— Set exercise —
Drop the images; return everything else in the listing below exactly.

--- Begin Data lines ---

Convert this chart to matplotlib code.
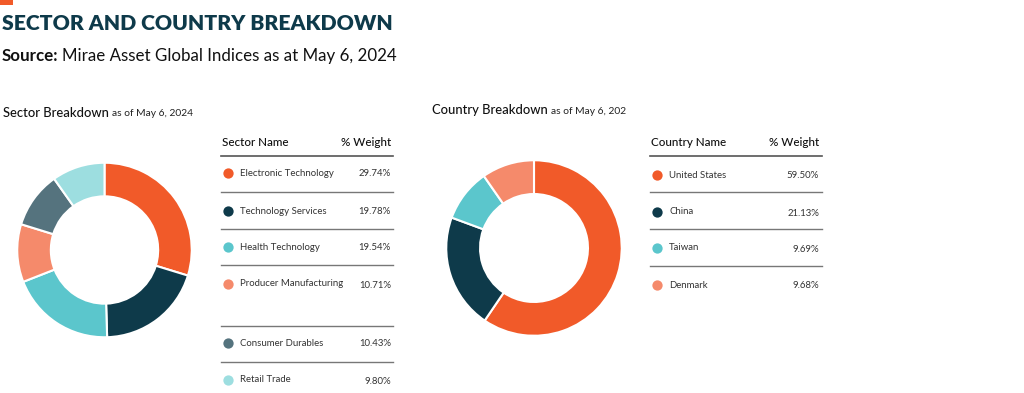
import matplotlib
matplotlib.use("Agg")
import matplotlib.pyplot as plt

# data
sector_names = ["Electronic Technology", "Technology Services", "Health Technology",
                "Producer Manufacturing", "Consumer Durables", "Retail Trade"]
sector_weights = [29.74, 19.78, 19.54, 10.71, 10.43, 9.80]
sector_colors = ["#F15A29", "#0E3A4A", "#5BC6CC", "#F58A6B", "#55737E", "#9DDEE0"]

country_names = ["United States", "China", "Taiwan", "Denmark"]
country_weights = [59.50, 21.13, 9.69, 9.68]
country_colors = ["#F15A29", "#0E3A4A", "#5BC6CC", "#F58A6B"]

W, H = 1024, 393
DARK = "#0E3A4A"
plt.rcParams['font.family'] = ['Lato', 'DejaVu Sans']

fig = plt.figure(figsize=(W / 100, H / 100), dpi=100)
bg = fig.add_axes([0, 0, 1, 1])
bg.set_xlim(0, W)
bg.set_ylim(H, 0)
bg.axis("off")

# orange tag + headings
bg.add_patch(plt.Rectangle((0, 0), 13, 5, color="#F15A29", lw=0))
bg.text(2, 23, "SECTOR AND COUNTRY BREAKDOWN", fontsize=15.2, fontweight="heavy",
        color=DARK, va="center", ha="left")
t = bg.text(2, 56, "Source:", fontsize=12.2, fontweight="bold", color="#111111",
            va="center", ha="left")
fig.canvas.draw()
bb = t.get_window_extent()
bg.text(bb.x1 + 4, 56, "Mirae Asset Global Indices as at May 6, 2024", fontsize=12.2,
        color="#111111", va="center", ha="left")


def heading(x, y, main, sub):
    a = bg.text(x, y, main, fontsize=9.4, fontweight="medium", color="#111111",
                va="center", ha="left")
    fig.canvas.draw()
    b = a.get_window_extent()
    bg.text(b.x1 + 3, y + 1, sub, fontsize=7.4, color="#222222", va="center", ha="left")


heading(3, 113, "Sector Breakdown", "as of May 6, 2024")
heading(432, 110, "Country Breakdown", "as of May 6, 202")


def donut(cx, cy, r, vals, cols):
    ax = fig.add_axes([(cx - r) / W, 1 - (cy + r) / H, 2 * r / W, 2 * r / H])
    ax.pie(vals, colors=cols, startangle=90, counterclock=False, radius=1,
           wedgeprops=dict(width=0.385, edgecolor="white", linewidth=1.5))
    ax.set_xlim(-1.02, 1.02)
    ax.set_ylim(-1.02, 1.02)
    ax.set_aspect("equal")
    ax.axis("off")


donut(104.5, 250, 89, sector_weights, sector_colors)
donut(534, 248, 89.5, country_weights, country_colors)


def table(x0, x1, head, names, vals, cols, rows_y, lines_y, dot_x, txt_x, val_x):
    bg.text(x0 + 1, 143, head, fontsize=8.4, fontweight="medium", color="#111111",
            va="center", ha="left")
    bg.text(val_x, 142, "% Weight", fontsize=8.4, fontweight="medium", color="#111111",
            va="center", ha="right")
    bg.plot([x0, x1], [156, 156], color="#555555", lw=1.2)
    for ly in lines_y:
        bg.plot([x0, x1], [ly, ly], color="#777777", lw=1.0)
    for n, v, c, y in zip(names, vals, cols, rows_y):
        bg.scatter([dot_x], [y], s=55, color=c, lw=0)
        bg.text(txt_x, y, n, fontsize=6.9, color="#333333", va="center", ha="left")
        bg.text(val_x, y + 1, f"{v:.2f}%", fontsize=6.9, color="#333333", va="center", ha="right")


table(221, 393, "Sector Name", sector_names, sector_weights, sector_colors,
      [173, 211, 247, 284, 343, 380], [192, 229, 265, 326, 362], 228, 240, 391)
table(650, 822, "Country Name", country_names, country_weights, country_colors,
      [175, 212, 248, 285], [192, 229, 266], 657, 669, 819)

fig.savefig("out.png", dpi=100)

--- End Data lines ---

— Written response —
Convert this chart to matplotlib code.
import matplotlib
matplotlib.use("Agg")
import matplotlib.pyplot as plt

# data
sector_names = ["Electronic Technology", "Technology Services", "Health Technology",
                "Producer Manufacturing", "Consumer Durables", "Retail Trade"]
sector_weights = [29.74, 19.78, 19.54, 10.71, 10.43, 9.80]
sector_colors = ["#F15A29", "#0E3A4A", "#5BC6CC", "#F58A6B", "#55737E", "#9DDEE0"]

country_names = ["United States", "China", "Taiwan", "Denmark"]
country_weights = [59.50, 21.13, 9.69, 9.68]
country_colors = ["#F15A29", "#0E3A4A", "#5BC6CC", "#F58A6B"]

W, H = 1024, 393
DARK = "#0E3A4A"
plt.rcParams['font.family'] = ['Lato', 'DejaVu Sans']

fig = plt.figure(figsize=(W / 100, H / 100), dpi=100)
bg = fig.add_axes([0, 0, 1, 1])
bg.set_xlim(0, W)
bg.set_ylim(H, 0)
bg.axis("off")

# orange tag + headings
bg.add_patch(plt.Rectangle((0, 0), 13, 5, color="#F15A29", lw=0))
bg.text(2, 23, "SECTOR AND COUNTRY BREAKDOWN", fontsize=15.2, fontweight="heavy",
        color=DARK, va="center", ha="left")
t = bg.text(2, 56, "Source:", fontsize=12.2, fontweight="bold", color="#111111",
            va="center", ha="left")
fig.canvas.draw()
bb = t.get_window_extent()
bg.text(bb.x1 + 4, 56, "Mirae Asset Global Indices as at May 6, 2024", fontsize=12.2,
        color="#111111", va="center", ha="left")


def heading(x, y, main, sub):
    a = bg.text(x, y, main, fontsize=9.4, fontweight="medium", color="#111111",
                va="center", ha="left")
    fig.canvas.draw()
    b = a.get_window_extent()
    bg.text(b.x1 + 3, y + 1, sub, fontsize=7.4, color="#222222", va="center", ha="left")


heading(3, 113, "Sector Breakdown", "as of May 6, 2024")
heading(432, 110, "Country Breakdown", "as of May 6, 202")


def donut(cx, cy, r, vals, cols):
    ax = fig.add_axes([(cx - r) / W, 1 - (cy + r) / H, 2 * r / W, 2 * r / H])
    ax.pie(vals, colors=cols, startangle=90, counterclock=False, radius=1,
           wedgeprops=dict(width=0.385, edgecolor="white", linewidth=1.5))
    ax.set_xlim(-1.02, 1.02)
    ax.set_ylim(-1.02, 1.02)
    ax.set_aspect("equal")
    ax.axis("off")


donut(104.5, 250, 89, sector_weights, sector_colors)
donut(534, 248, 89.5, country_weights, country_colors)


def table(x0, x1, head, names, vals, cols, rows_y, lines_y, dot_x, txt_x, val_x):
    bg.text(x0 + 1, 143, head, fontsize=8.4, fontweight="medium", color="#111111",
            va="center", ha="left")
    bg.text(val_x, 142, "% Weight", fontsize=8.4, fontweight="medium", color="#111111",
            va="center", ha="right")
    bg.plot([x0, x1], [156, 156], color="#555555", lw=1.2)
    for ly in lines_y:
        bg.plot([x0, x1], [ly, ly], color="#777777", lw=1.0)
    for n, v, c, y in zip(names, vals, cols, rows_y):
        bg.scatter([dot_x], [y], s=55, color=c, lw=0)
        bg.text(txt_x, y, n, fontsize=6.9, color="#333333", va="center", ha="left")
        bg.text(val_x, y + 1, f"{v:.2f}%", fontsize=6.9, color="#333333", va="center", ha="right")


table(221, 393, "Sector Name", sector_names, sector_weights, sector_colors,
      [173, 211, 247, 284, 343, 380], [192, 229, 265, 326, 362], 228, 240, 391)
table(650, 822, "Country Name", country_names, country_weights, country_colors,
      [175, 212, 248, 285], [192, 229, 266], 657, 669, 819)

fig.savefig("out.png", dpi=100)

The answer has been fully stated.